**WHAT THE EXERCISE ASKS:**
Will you write out the data exactly, excluding every picture?

**PROVIDED DATA:**
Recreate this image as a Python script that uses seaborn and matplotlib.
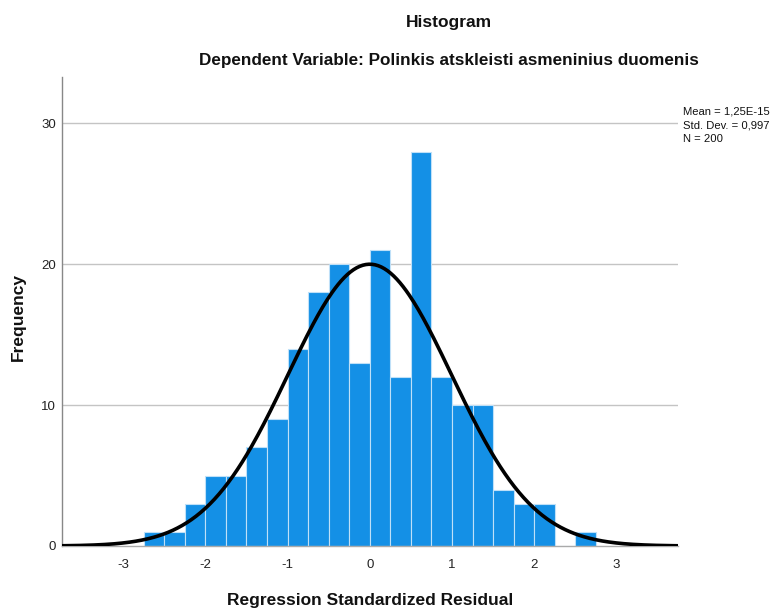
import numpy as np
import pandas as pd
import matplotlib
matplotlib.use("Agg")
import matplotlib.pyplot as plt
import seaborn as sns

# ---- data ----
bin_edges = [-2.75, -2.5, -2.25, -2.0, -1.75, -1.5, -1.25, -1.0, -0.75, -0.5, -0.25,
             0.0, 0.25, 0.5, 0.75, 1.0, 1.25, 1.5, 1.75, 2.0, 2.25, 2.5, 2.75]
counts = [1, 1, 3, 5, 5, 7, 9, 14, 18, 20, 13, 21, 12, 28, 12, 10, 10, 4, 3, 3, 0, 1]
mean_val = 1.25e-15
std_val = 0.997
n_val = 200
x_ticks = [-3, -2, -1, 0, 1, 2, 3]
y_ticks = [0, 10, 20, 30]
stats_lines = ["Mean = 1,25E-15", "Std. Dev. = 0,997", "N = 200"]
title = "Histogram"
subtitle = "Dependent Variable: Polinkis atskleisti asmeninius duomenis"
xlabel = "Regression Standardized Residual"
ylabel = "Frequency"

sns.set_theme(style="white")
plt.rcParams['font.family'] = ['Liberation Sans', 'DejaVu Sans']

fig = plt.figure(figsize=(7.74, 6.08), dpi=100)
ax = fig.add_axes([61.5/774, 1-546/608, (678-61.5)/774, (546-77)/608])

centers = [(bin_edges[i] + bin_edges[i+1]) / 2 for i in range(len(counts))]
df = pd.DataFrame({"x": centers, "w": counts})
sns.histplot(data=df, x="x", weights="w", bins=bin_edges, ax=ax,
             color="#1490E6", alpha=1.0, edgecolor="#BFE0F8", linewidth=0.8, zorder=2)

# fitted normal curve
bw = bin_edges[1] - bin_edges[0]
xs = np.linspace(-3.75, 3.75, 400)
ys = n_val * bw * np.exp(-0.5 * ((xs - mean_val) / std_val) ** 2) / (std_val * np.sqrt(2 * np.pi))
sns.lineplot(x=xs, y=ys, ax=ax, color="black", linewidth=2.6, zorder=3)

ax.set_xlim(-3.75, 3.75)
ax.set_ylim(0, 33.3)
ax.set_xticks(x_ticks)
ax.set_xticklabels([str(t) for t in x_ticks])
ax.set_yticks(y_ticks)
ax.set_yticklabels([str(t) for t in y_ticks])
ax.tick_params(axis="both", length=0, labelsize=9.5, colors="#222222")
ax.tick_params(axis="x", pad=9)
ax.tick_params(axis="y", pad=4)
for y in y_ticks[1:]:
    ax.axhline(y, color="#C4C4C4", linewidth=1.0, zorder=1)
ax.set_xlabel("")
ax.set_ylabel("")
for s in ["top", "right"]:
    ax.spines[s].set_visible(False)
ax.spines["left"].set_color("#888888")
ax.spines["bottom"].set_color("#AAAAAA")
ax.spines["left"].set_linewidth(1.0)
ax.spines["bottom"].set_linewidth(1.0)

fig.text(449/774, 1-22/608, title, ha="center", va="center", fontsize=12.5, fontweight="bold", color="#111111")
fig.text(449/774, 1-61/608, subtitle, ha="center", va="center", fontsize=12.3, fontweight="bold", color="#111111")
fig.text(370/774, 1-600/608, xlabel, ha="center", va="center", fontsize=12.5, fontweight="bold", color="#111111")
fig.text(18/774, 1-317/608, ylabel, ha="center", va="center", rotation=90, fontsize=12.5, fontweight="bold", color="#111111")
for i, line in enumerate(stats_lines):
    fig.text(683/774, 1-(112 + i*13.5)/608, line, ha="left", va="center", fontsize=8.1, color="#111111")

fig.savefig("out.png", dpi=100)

**THE SOLUTION:**
Recreate this image as a Python script that uses seaborn and matplotlib.
import numpy as np
import pandas as pd
import matplotlib
matplotlib.use("Agg")
import matplotlib.pyplot as plt
import seaborn as sns

# ---- data ----
bin_edges = [-2.75, -2.5, -2.25, -2.0, -1.75, -1.5, -1.25, -1.0, -0.75, -0.5, -0.25,
             0.0, 0.25, 0.5, 0.75, 1.0, 1.25, 1.5, 1.75, 2.0, 2.25, 2.5, 2.75]
counts = [1, 1, 3, 5, 5, 7, 9, 14, 18, 20, 13, 21, 12, 28, 12, 10, 10, 4, 3, 3, 0, 1]
mean_val = 1.25e-15
std_val = 0.997
n_val = 200
x_ticks = [-3, -2, -1, 0, 1, 2, 3]
y_ticks = [0, 10, 20, 30]
stats_lines = ["Mean = 1,25E-15", "Std. Dev. = 0,997", "N = 200"]
title = "Histogram"
subtitle = "Dependent Variable: Polinkis atskleisti asmeninius duomenis"
xlabel = "Regression Standardized Residual"
ylabel = "Frequency"

sns.set_theme(style="white")
plt.rcParams['font.family'] = ['Liberation Sans', 'DejaVu Sans']

fig = plt.figure(figsize=(7.74, 6.08), dpi=100)
ax = fig.add_axes([61.5/774, 1-546/608, (678-61.5)/774, (546-77)/608])

centers = [(bin_edges[i] + bin_edges[i+1]) / 2 for i in range(len(counts))]
df = pd.DataFrame({"x": centers, "w": counts})
sns.histplot(data=df, x="x", weights="w", bins=bin_edges, ax=ax,
             color="#1490E6", alpha=1.0, edgecolor="#BFE0F8", linewidth=0.8, zorder=2)

# fitted normal curve
bw = bin_edges[1] - bin_edges[0]
xs = np.linspace(-3.75, 3.75, 400)
ys = n_val * bw * np.exp(-0.5 * ((xs - mean_val) / std_val) ** 2) / (std_val * np.sqrt(2 * np.pi))
sns.lineplot(x=xs, y=ys, ax=ax, color="black", linewidth=2.6, zorder=3)

ax.set_xlim(-3.75, 3.75)
ax.set_ylim(0, 33.3)
ax.set_xticks(x_ticks)
ax.set_xticklabels([str(t) for t in x_ticks])
ax.set_yticks(y_ticks)
ax.set_yticklabels([str(t) for t in y_ticks])
ax.tick_params(axis="both", length=0, labelsize=9.5, colors="#222222")
ax.tick_params(axis="x", pad=9)
ax.tick_params(axis="y", pad=4)
for y in y_ticks[1:]:
    ax.axhline(y, color="#C4C4C4", linewidth=1.0, zorder=1)
ax.set_xlabel("")
ax.set_ylabel("")
for s in ["top", "right"]:
    ax.spines[s].set_visible(False)
ax.spines["left"].set_color("#888888")
ax.spines["bottom"].set_color("#AAAAAA")
ax.spines["left"].set_linewidth(1.0)
ax.spines["bottom"].set_linewidth(1.0)

fig.text(449/774, 1-22/608, title, ha="center", va="center", fontsize=12.5, fontweight="bold", color="#111111")
fig.text(449/774, 1-61/608, subtitle, ha="center", va="center", fontsize=12.3, fontweight="bold", color="#111111")
fig.text(370/774, 1-600/608, xlabel, ha="center", va="center", fontsize=12.5, fontweight="bold", color="#111111")
fig.text(18/774, 1-317/608, ylabel, ha="center", va="center", rotation=90, fontsize=12.5, fontweight="bold", color="#111111")
for i, line in enumerate(stats_lines):
    fig.text(683/774, 1-(112 + i*13.5)/608, line, ha="left", va="center", fontsize=8.1, color="#111111")

fig.savefig("out.png", dpi=100)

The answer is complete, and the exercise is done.